The weather has been stormy all week which is nice to not have triple digits but golly it sucks with the humidity!!! I think I have found my true calling though. I am going to pursue a degree in photography. I have really been enjoying editing the photos I took of Charlie and Eden's wedding and that day I had such a blast taking photos. I noticed that I am taking a lot of pride in my work and I am looking forward to their reactions. Hopefully they like them!!!!
I have been thinking of going to Switzerland for a year. Maybe take some french classes and go to school out there. I am looking into it, but am also considering England. I asked Robert if he would consider going with me. I think he might depending on what I come up with.
Work has been great with being a manager and all. I am going to be taking the classes soon so yay pay raises and yay experience!!! I already open and close by myself. I am going to stick with it as best I can and hopefully something comes of it. I feel good where I am at with work and now with the photography I think I have finally settled into something good for me. Huzzah!!!
Wednesday, April 6, 2011
Loving it!
I applied to work at SunWarrior today since they are hiring. I am letting Meressa and Madison know (two of my roomies) so that they can put in a good word for me....you know...help a sister out! Barbara is applying too and that would be so great if we both got to work there! I would be able to work full time and make a decent amount of money and I wouldn't have the same BS that I get from working at McDonald's. Don't get me wrong, I have enjoyed working there, but I am just...no...no more!
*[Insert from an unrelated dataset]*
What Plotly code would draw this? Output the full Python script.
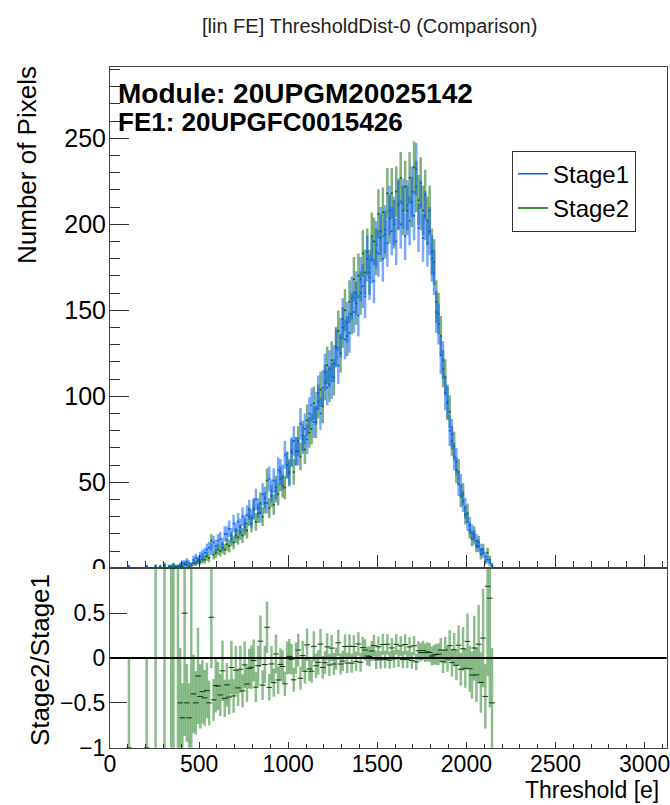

Working out has been okay. My calves have been developing nicely from going up and down the stairs everyday. I just now have to make sure to do more in depth working out in order to get into shape. Sometimes I wonder how Robert can even be attracted to me. I mean seriously I can eat just about the same that he can and although he is skinny the man can pack it away! I weigh more than he does and I can pick him up but he can't do the same to me. Yeah okay so I am used to lifting heavy things since I do that at work, but it is kind of sad that I am too heavy for my own boyfriend to lift up!
Anyways I have to go catch up on Glee. The apartment doesn't have inernet so I do what I can while at school!
Sunday, March 20, 2011
Really now?
So my mom confiscated my phone and left a voicemail for those who would call to hear letting everyone know that I am not fit to work right now or to hang out. I love her. The meds make me so sleepy and I can't drive or operate heavy machinery. Whoopee right? I am going in on Monday to get that Doctor's note just so they can't say I was playing hooky from work. Seriosuly I dropped like 100 dollars on meds. No way in hell would I be paying that much just to not go to work. In other news though I have managed to get my tax return filed for this year and should be getting the money this week or next, which is just in time for the whole me moving in thing hahaha which is still happening! I am so excited and I can't wait! Barbara wants to move stuff in this week, which I hope to be able to do. I am going up to Provo on Thursday for Roy's wedding and I am super excited about it!!!
Despite being sick, things are looking up.
Oh and to those that think "If she can blog she isn't sick" really now? Typing is not that difficult to do. Look at those who drunk text. A monkey can type.
Tuesday, March 15, 2011
The Best Thing
My favorite of us. |
Robert if you are reading this, I love you and I want you to be happy no matter what that might mean for me or for us.